Andra Day is a singer who is appearing as an actress for the first time in this movie, and her performance as Holiday is amazing. Speaking to Oprah Winfrey she said, referring to many current responses to oppression and prejudice: ‘I think we just delete trauma.’ She has created a character who doesn’t do this but doesn’t succumb to trauma either. She also imitates Holiday as a singer brilliantly while retaining an elegant trace of her own personality and style. This is quite different from Diana Ross’s great work in Lady Sings the Blues (1972), based on Holiday’s autobiography, which is clearly a representation rather than an impersonation.

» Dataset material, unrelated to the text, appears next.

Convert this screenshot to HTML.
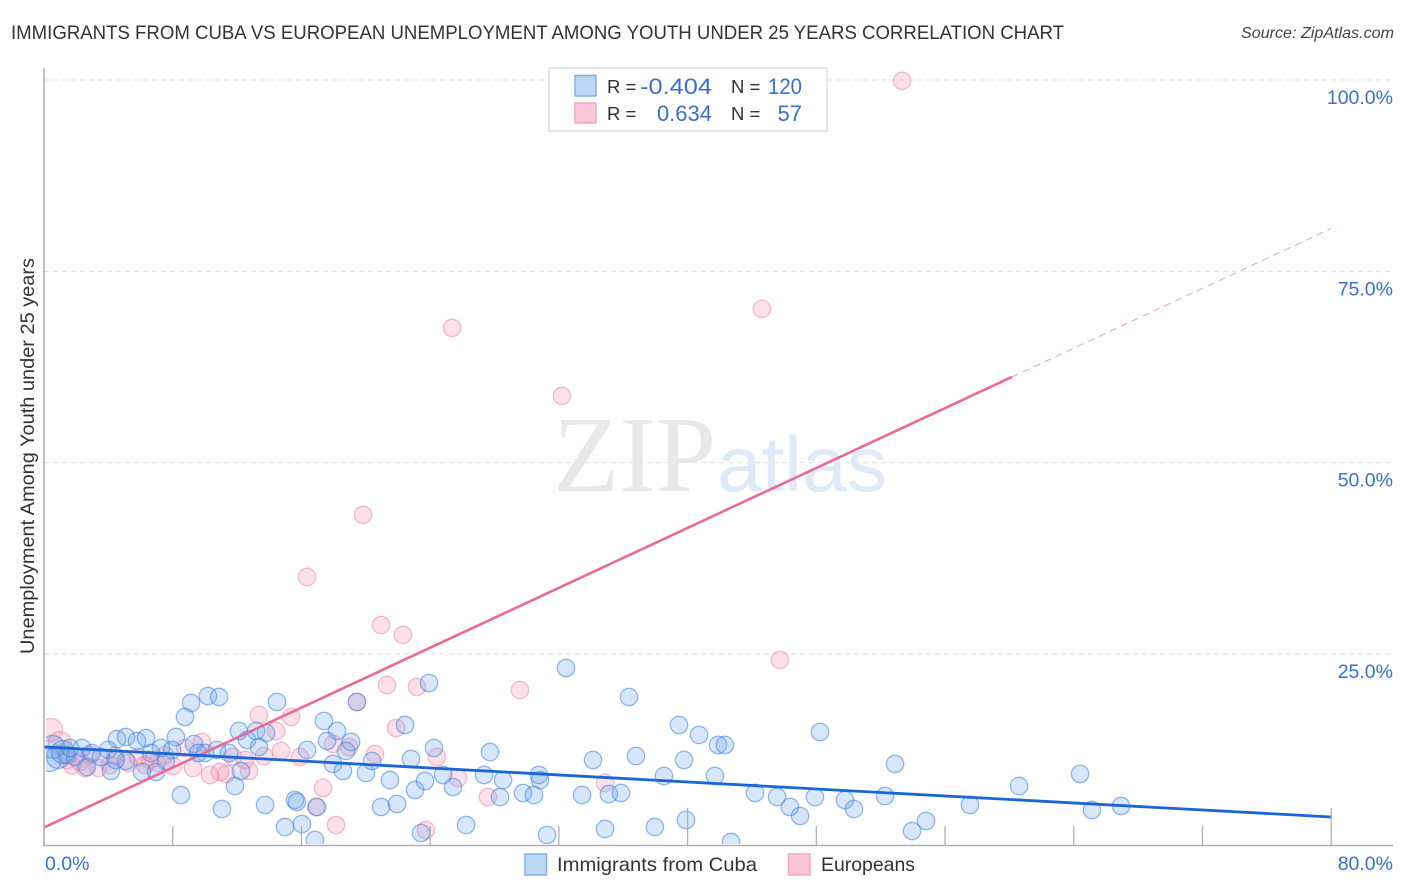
<!DOCTYPE html>
<html lang="en">
<head>
<meta charset="utf-8">
<title>Immigrants from Cuba vs European Unemployment Correlation Chart</title>
<style>
  html, body { margin: 0; padding: 0; background: #fff; }
  svg { display: block; font-family: "Liberation Sans", sans-serif; }
</style>
</head>
<body>
<svg id="chart" xmlns="http://www.w3.org/2000/svg" width="1406" height="892" viewBox="0 0 1406 892">
  <defs>
    <clipPath id="plot-clip"><rect x="46" y="60" width="1350" height="784"></rect></clipPath>
  </defs>
  <text x="11" y="39" font-size="19.5" fill="#333" textLength="1053" lengthAdjust="spacingAndGlyphs">IMMIGRANTS FROM CUBA VS EUROPEAN UNEMPLOYMENT AMONG YOUTH UNDER 25 YEARS CORRELATION CHART</text>
  <text x="1394" y="38" font-size="15.5" font-style="italic" fill="#444" text-anchor="end" textLength="153" lengthAdjust="spacingAndGlyphs">Source: ZipAtlas.com</text>

  <g id="grid"></g>

  <g>
    <text x="553" y="491" font-family="'Liberation Serif', serif" font-size="108" fill="#e8e8e8" textLength="163" lengthAdjust="spacingAndGlyphs">ZIP</text>
    <text x="717" y="491" font-size="78" fill="#deeaf8" textLength="170" lengthAdjust="spacingAndGlyphs">atlas</text>
  </g>

  <g id="points" clip-path="url(#plot-clip)"></g>
  <g id="trends"></g>
  <g id="axes"></g>

  <text transform="translate(34,456) rotate(-90)" font-size="19.5" fill="#333" text-anchor="middle" textLength="396" lengthAdjust="spacingAndGlyphs">Unemployment Among Youth under 25 years</text>

  <g>
    <rect x="549" y="68" width="278" height="63" fill="#fff" stroke="#ddd" stroke-width="1.5"></rect>
    <rect x="575" y="75.5" width="21" height="20.5" fill="#bcd6f6" stroke="#7fb0ea" stroke-width="1.5"></rect>
    <rect x="575" y="103" width="21" height="20" fill="#fcc8d9" stroke="#f3a7c0" stroke-width="1.5"></rect>
    <text x="607" y="93" font-size="18.5" fill="#333">R =</text>
    <text x="640" y="94" font-size="22" fill="#3a6fd0" textLength="72" lengthAdjust="spacingAndGlyphs">-0.404</text>
    <text x="731" y="93" font-size="18.5" fill="#333">N =</text>
    <text x="768" y="94" font-size="22" fill="#3a6fd0" textLength="34" lengthAdjust="spacingAndGlyphs">120</text>
    <text x="607" y="120" font-size="18.5" fill="#333">R =</text>
    <text x="712" y="121" font-size="22" fill="#3a6fd0" text-anchor="end">0.634</text>
    <text x="731" y="120" font-size="18.5" fill="#333">N =</text>
    <text x="802" y="121" font-size="22" fill="#3a6fd0" text-anchor="end">57</text>
  </g>

  <g>
    <rect x="525" y="854" width="21.5" height="21" fill="#bcd6f6" stroke="#7fb0ea" stroke-width="1.5"></rect>
    <text x="557" y="871" font-size="19.5" fill="#333" textLength="200" lengthAdjust="spacingAndGlyphs">Immigrants from Cuba</text>
    <rect x="788.5" y="854" width="21.5" height="21" fill="#fcc8d9" stroke="#f3a7c0" stroke-width="1.5"></rect>
    <text x="821" y="871" font-size="19.5" fill="#333" textLength="94" lengthAdjust="spacingAndGlyphs">Europeans</text>
  </g>
</svg>
<script>
const cubaX = [9.14,8.76,10.19,10.88,14.48,17.40,18.21,12.12,13.18,13.80,12.62,13.36,17.59,19.08,18.77,16.35,17.96,18.58,20.01,20.39,11.87,12.24,8.51,11.06,13.74,15.60,15.72,16.97,14.98,16.03,16.84,8.20,4.54,5.10,5.78,6.34,3.98,2.36,2.98,3.54,7.27,7.96,6.65,7.58,9.32,9.57,10.01,10.75,11.50,4.16,6.09,6.96,5.10,0.37,0.87,1.43,1.93,0.56,2.67,32.44,36.36,23.93,22.44,39.47,40.71,41.89,24.24,27.72,22.81,34.12,36.79,39.78,24.80,27.35,28.53,30.76,30.83,38.53,41.70,21.50,23.68,23.06,25.42,20.95,21.94,28.34,29.77,30.45,33.44,35.11,35.86,26.23,23.43,31.26,34.87,37.97,39.90,48.23,42.32,52.89,44.19,45.56,47.92,46.36,46.99,49.78,50.34,52.27,57.55,60.60,54.82,53.95,42.70,64.39,65.13,66.94,19.45,1.18,1.62,4.45];
const cubaY = [18.6,16.77,19.51,19.38,18.73,16.25,14.94,14.94,14.94,14.68,13.76,12.85,13.63,13.50,12.33,12.46,10.63,9.71,9.45,11.02,7.75,9.71,6.57,4.74,5.27,5.92,5.66,5.01,2.39,2.78,0.69,14.15,13.89,14.15,13.63,14.02,12.46,12.72,12.06,11.54,12.72,12.46,12.06,11.02,13.24,12.06,12.06,12.46,12.06,9.71,9.58,9.58,11.02,11.15,11.54,11.80,11.54,12.85,10.23,23.17,19.38,21.21,15.72,15.72,14.42,13.11,12.72,12.19,11.28,11.15,11.67,11.15,9.19,9.19,8.53,9.19,8.53,9.06,9.06,8.53,8.40,7.23,7.62,5.01,5.40,6.31,6.84,6.57,6.57,6.70,6.84,2.65,1.61,1.35,2.13,2.39,3.31,14.81,13.11,10.63,6.84,6.31,6.31,5.01,3.83,5.92,4.74,6.44,5.27,7.75,3.18,1.87,0.43,9.32,4.61,5.14,18.73,12.19,12.72,11.15];
const europeansX = [53.33,44.62,25.36,32.19,19.83,16.35,20.95,22.31,45.74,21.32,23.18,29.58,21.88,20.57,24.42,25.73,27.59,34.87,23.74,13.36,15.35,14.42,19.45,14.73,15.91,17.96,18.96,17.34,16.90,18.15,9.26,10.32,10.94,11.31,12.74,12.49,13.67,11.75,9.82,8.76,8.02,0.44,0.99,1.74,2.55,3.36,4.10,5.22,6.28,7.02,1.43,2.24,4.41,5.84,6.59,7.52,2.86];
const europeansY = [99.89,70.09,67.61,58.72,43.17,35.07,28.79,27.49,24.22,20.95,20.69,20.30,15.33,11.93,11.54,8.80,6.31,8.14,2.00,17.03,16.77,14.94,18.73,12.33,11.54,13.24,12.85,7.49,5.01,2.65,10.10,9.19,9.58,9.32,9.71,11.15,11.67,11.54,13.50,12.72,10.36,15.07,13.37,10.49,10.10,10.10,10.49,10.76,10.49,10.76,11.15,10.89,11.67,11.54,11.15,11.80,11.80];
const cubaTrendX = [0, 80];
const cubaTrendY = [12.85, 3.7];
const europeansTrendX = [0, 60.16];
const europeansTrendY = [2.33, 61.2];
const europeansForecastX = [60.16, 80];
const europeansForecastY = [61.2, 80.6];
const yTickValues = [25, 50, 75, 100];
const yTickLabels = ['25.0%', '50.0%', '75.0%', '100.0%'];
const xTickValues = [8, 16, 24, 32, 40, 48, 56, 64, 72, 80];
const xTallTicks = [40, 80];
const xEndLabels = ['0.0%', '80.0%'];
const xEndValues = [0, 80];

const NS = 'http://www.w3.org/2000/svg';
const xAt = v => 44 + v * 16.09;
const yAt = v => 845.3 - v * 7.653;
const radiusAt = v => v < 1.2 ? 11.5 : 8.7;

function make(parent, tag, attrs) {
  const el = document.createElementNS(NS, tag);
  for (const k in attrs) el.setAttribute(k, attrs[k]);
  parent.appendChild(el);
  return el;
}

const grid = document.getElementById('grid');
const axes = document.getElementById('axes');
const points = document.getElementById('points');
const trends = document.getElementById('trends');

yTickValues.forEach((v, i) => {
  const line = make(grid, 'line', { x1: 44, x2: 1393, y1: yAt(v), y2: yAt(v), stroke: '#e0e0e0', 'stroke-width': 1, 'stroke-dasharray': '5 4' });
  
  
  const label = make(axes, 'text', { x: 1393, y: yAt(v) + 24, 'font-size': 19.5, fill: '#3a6fd0', 'text-anchor': 'end' });
  label.textContent = yTickLabels[i];
  
  
});

const yAxisLine = make(axes, 'line', { x1: 44, x2: 44, y1: 68, y2: 846, stroke: '#b0b0b0', 'stroke-width': 1.6 });


const xAxisLine = make(axes, 'line', { x1: 43, x2: 1393, y1: 845.5, y2: 845.5, stroke: '#b0b0b0', 'stroke-width': 1.4 });



xTickValues.forEach(v => {
  const top = xTallTicks.indexOf(v) >= 0 ? 808 : 826;
  const tick = make(axes, 'line', { x1: xAt(v), x2: xAt(v), y1: top, y2: 845, stroke: '#b0b0b0', 'stroke-width': 1.3 });
  
  
});

xEndValues.forEach((v, i) => {
  const label = make(axes, 'text', { x: i === 0 ? 45 : 1393, y: 870, 'font-size': 19.5, fill: '#3a6fd0', 'text-anchor': i === 0 ? 'start' : 'end' });
  label.textContent = xEndLabels[i];
  
  
});

europeansX.forEach((v, i) => {
  const dot = make(points, 'circle', { cx: xAt(v), cy: yAt(europeansY[i]), r: radiusAt(v), fill: '#f78fb0', 'fill-opacity': 0.28, stroke: '#ee7fa3', 'stroke-opacity': 0.5, 'stroke-width': 1.3 });
  
  
});

cubaX.forEach((v, i) => {
  const dot = make(points, 'circle', { cx: xAt(v), cy: yAt(cubaY[i]), r: radiusAt(v), fill: '#6aa3ea', 'fill-opacity': 0.27, stroke: '#3d83de', 'stroke-opacity': 0.55, 'stroke-width': 1.3 });
  
  
});

const europeansForecast = make(trends, 'line', { x1: xAt(europeansForecastX[0]), y1: yAt(europeansForecastY[0]), x2: xAt(europeansForecastX[1]), y2: yAt(europeansForecastY[1]), stroke: '#f0a0bb', 'stroke-width': 1, 'stroke-dasharray': '7 5' });


const europeansTrend = make(trends, 'line', { x1: xAt(europeansTrendX[0]), y1: yAt(europeansTrendY[0]), x2: xAt(europeansTrendX[1]), y2: yAt(europeansTrendY[1]), stroke: '#ea6a96', 'stroke-width': 2.6 });


const cubaTrend = make(trends, 'line', { x1: xAt(cubaTrendX[0]), y1: yAt(cubaTrendY[0]), x2: xAt(cubaTrendX[1]), y2: yAt(cubaTrendY[1]), stroke: '#1a66d6', 'stroke-width': 2.8 });


</script>
</body>
</html>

Listening to some of Holiday’s records again, I heard something else: all the endurance Day gets across, but also a kind of fatalism that isn’t despair but knowledge. Farah Griffin, in her remarkable book on Holiday from 2001, writes of ‘longing, loss and desire’ as the topics of the songs and the singing, and this seems just right. I’m thinking especially of Holiday’s version of ‘I Loves You, Porgy’, where a kind of plea – ‘Don’t let him take me’ – frames a perfect awareness that it is going to go unheard. You can’t pity this person. She’s beyond that, and she’s been there before you.